[Start]
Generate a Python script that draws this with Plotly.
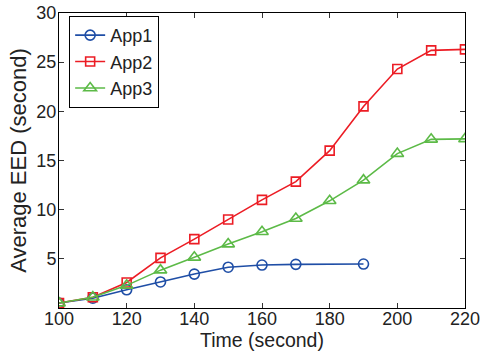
import plotly.graph_objects as go

time_app1 = [100, 110, 120, 130, 140, 150, 160, 170, 190]
eed_app1 = [0.5, 1.0, 1.85, 2.65, 3.45, 4.15, 4.37, 4.44, 4.47]

time_all = [100, 110, 120, 130, 140, 150, 160, 170, 180, 190, 200, 210, 220]
eed_app2 = [0.5, 1.1, 2.6, 5.1, 7.0, 9.0, 11.0, 12.85, 16.0, 20.5, 24.3, 26.2, 26.3]
eed_app3 = [0.5, 1.1, 2.3, 3.85, 5.15, 6.5, 7.75, 9.1, 10.9, 13.0, 15.7, 17.15, 17.2]

x_ticks = [100, 120, 140, 160, 180, 200, 220]
y_ticks = [5, 10, 15, 20, 25, 30]

FONT = "Liberation Sans, Arial, Helvetica"

fig = go.Figure()
fig.add_trace(go.Scatter(x=time_app1, y=eed_app1, name="App1", mode="lines+markers",
                         line=dict(color="#1f4ea6", width=1.6),
                         marker=dict(symbol="circle-open", size=10, color="#1f4ea6", line=dict(width=1.6))))
fig.add_trace(go.Scatter(x=time_all, y=eed_app2, name="App2", mode="lines+markers",
                         line=dict(color="#ec1c24", width=1.6),
                         marker=dict(symbol="square-open", size=9, color="#ec1c24", line=dict(width=1.6))))
fig.add_trace(go.Scatter(x=time_all, y=eed_app3, name="App3", mode="lines+markers",
                         line=dict(color="#5cba47", width=1.6),
                         marker=dict(symbol="triangle-up-open", size=11, color="#5cba47", line=dict(width=1.6))))

axis_common = dict(showline=True, linecolor="black", linewidth=1, mirror="ticks",
                   ticks="inside", ticklen=5, tickcolor="#333", showgrid=False, zeroline=False,
                   automargin=False,
                   tickfont=dict(family=FONT, size=18, color="#222"))
fig.update_xaxes(range=[100, 220], tickvals=x_ticks, ticklabelstandoff=-6,
                 title=dict(text="Time (second)", standoff=0,
                            font=dict(family=FONT, size=19.5, color="#222")), **axis_common)
fig.update_yaxes(range=[0, 30], tickvals=y_ticks, ticklabelstandoff=-2,
                 title=dict(text="Average EED (second)", standoff=3,
                            font=dict(family=FONT, size=22, color="#222")), **axis_common)

fig.update_layout(
    width=482, height=357,
    margin=dict(l=59, r=17, t=13, b=49),
    plot_bgcolor="white", paper_bgcolor="white",
    legend=dict(x=0.025, y=0.99, xanchor="left", yanchor="top", bordercolor="black", borderwidth=1,
                bgcolor="white", font=dict(family=FONT, size=18, color="#222"),
                tracegroupgap=0, itemwidth=30),
    showlegend=True,
)

fig.write_html("out.html", config={"displayModeBar": False},
               post_script="document.body.style.margin='0';document.body.style.overflow='hidden';")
[End]
DIRECTIONS FOR THIS TASK => Starting at the top of the listing above, reproduce each line up to and including the one with "y_ticks = [5, 10, 15, 20, 25, 30]"; omit the pictures.

SOLVED PROBLEM =>
Generate a Python script that draws this with Plotly.
import plotly.graph_objects as go

time_app1 = [100, 110, 120, 130, 140, 150, 160, 170, 190]
eed_app1 = [0.5, 1.0, 1.85, 2.65, 3.45, 4.15, 4.37, 4.44, 4.47]

time_all = [100, 110, 120, 130, 140, 150, 160, 170, 180, 190, 200, 210, 220]
eed_app2 = [0.5, 1.1, 2.6, 5.1, 7.0, 9.0, 11.0, 12.85, 16.0, 20.5, 24.3, 26.2, 26.3]
eed_app3 = [0.5, 1.1, 2.3, 3.85, 5.15, 6.5, 7.75, 9.1, 10.9, 13.0, 15.7, 17.15, 17.2]

x_ticks = [100, 120, 140, 160, 180, 200, 220]
y_ticks = [5, 10, 15, 20, 25, 30]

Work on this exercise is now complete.